Application Forecasts and Market Shares

What rising chip manufacturing prices mean to consumers

09 June 2022
With price hikes looming on semiconductor manufacturing, consumers will begin to see higher prices on consumer electronics, appliances, vehicles and more. Source: TSMC

Two of the leading foundries in the world — Taiwan Semiconductor Manufacturing Co. (TSMC) and United Microelectronics Corp. (UMC) — are exploring the possibility of raising prices for semiconductor manufacturing due to inflation and high demand.

TSMC warned clients that in less than a year it plans to raise prices due to looming inflation concerns, rising costs of raw materials and its expansion to up capacity of semiconductors globally, according to a Nikkei Asia report. In 2021, TSMC raised prices on chips already by as much as 10% or more for high-end process nodes.

Meanwhile, UMC said it is also considering raising its 2023 quotes by about 6% for 22/28 nanometer processes due to high demand, DigiTimes Asia reported.

Rising prices during a time when capacity is maxed out is not a new thing and across the board chip makers raised prices by 5% to 15% in response to costs of raw materials and supply constraints in 2021, Jabil said. Older technologies, such as analog and diode technologies were raised even more. Price increases across all semiconductor supplies is expected to happen again this year, the company said.

Impact on markets

While rising prices will impact foundry clients directly at their pocketbooks, what does it mean for the rest of the supply chain and to the ongoing chip shortage?

Because semiconductors have reached a point where every aspect of daily life uses these devices — whether its in cars, phones, televisions, and work or home computers — rising prices on semiconductor manufacturing will impact everyone.

In 2021, with the chip shortage drastically hitting the automotive market, average prices on new cars increased 15%. With so many chips going into infotainment, powertrains, electric motors, lighting systems, vehicles sensors and more, if automotive chip prices are raised again in 2022, it will likely cause OEMs to raise the prices of vehicles yet again.

Home appliances have also become smart in the past few years, connecting to Wi-Fi, home automation connectivity and sensors to alert consumers when something goes wrong. All these new features require semiconductors and likely prices on these appliances will increase in the coming years as chips get more expensive to build.

Other smart devices in the home will likely also follow suit in the coming years for next generation televisions, smart speakers, thermostats and more.

Raw material concerns

Raw material supply has long been a concern to semiconductor manufacturers even before Russia’s war on Ukraine. The situation became exacerbated after the war began due to about 70% of the world’s semiconductor-grade neon gas, a chemical used in lasers for chipmaking, is supplied by Ukraine.
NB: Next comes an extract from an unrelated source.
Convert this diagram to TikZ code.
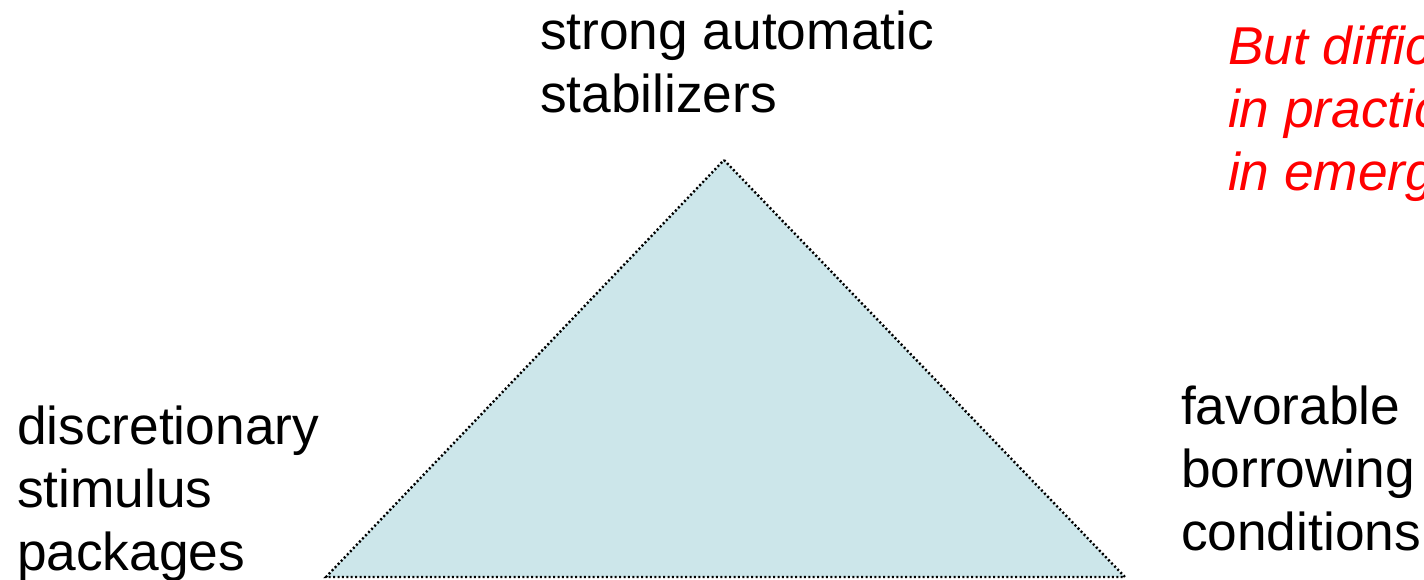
\documentclass[tikz,border=0pt]{standalone}
\usepackage{fontspec}
\setmainfont{Liberation Sans}
\definecolor{trifill}{RGB}{204,230,234}
\definecolor{notered}{RGB}{255,0,0}
\begin{document}
\begin{tikzpicture}[x=1pt,y=-1pt,
  lbl/.style={inner sep=0pt,outer sep=0pt,anchor=base west,align=left,font=\fontsize{53.3}{63}\selectfont},
  note/.style={lbl,text=notered,font=\fontsize{53.3}{63}\selectfont\itshape},
  tri/.style={fill=trifill,draw=black,line width=2.4pt,dash pattern=on 2pt off 2.4pt}]
\useasboundingbox (0,0) rectangle (1424,580);
\clip (0,0) rectangle (1424,580);
\coordinate (apex) at (724,160);
\coordinate (bl) at (326,577);
\coordinate (br) at (1125,577);
\draw[tri] (apex) -- (br) -- (bl) -- cycle;
\node[lbl] (top) at (540,113) {strong automatic\\stabilizers};
\node[lbl] (left) at (17,570) {discretionary\\stimulus\\packages};
\node[lbl] (right) at (1181,550) {favorable\\borrowing\\conditions};
\node[note] (red) at (1228,191) {But difficult\\in practice\\in emergencies};
\end{tikzpicture}
\end{document}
Ukraine also supplies about 40% of the world’s krypton gas used in KrF lasers also used in semiconductor manufacturing.

Additionally, Russia is the source of 35% of the palladium used in the U.S., which is used in the making of sensors and memory semiconductors.

While initially the Russian war on Ukraine was downplayed in terms of the impact on chipmakers, Toshiba recently told Bloomberg it is clearly “not a positive” for the supply chain and prices on raw materials will continue to rise due to the war as well as increased demand reverberating throughout the supply chain.

Last month, Toyota warned that rising raw materials costs could cut profits by as much as 20% leading to higher costs of cars beyond just semiconductor pricing. This includes metal costs for batteries used in electric vehicles that are largely being inflated in pricing due to the rising costs of lithium, cobalt and nickel.

The cost of metals has the potential to undermine efforts to transition the automotive market from gasoline- and diesel-powered vehicles to electrified models, said Alice Yu, senior analyst at S&P Global, a market research firm.

Yu said this may just be a temporary situation as efforts to increase extraction of the key metals and experiments with alternative battery chemistries could push costs down. But in the near term, automakers will have to deal with the shortage in semiconductors and high prices on metals.

Chip shortage waning?

In a recent report from Bloomberg, Daimler and BMW are among the automotive OEMs that are now getting enough semiconductors to meet their vehicle manufacturing needs after struggling for more than a year and half to find enough chips.

“We’re still monitoring it week to week, but up to now basically worldwide, we had no issues running production,” said Joerg Burzer, Mercedes’s head of production and supply chain management.

The chip shortage caused every automotive OEM from all regions to cut back on production of vehicles and in turn had to cut back on revenue forecasts.

The chip supply situation improved due to inflation, which cut into demand for consumer electronics, and carmakers are working down their order backlogs. The concern now is if consumer demand will still be as high as it has been due to inflation, higher interest rates and overall higher costs of the vehicles due to chip prices rising.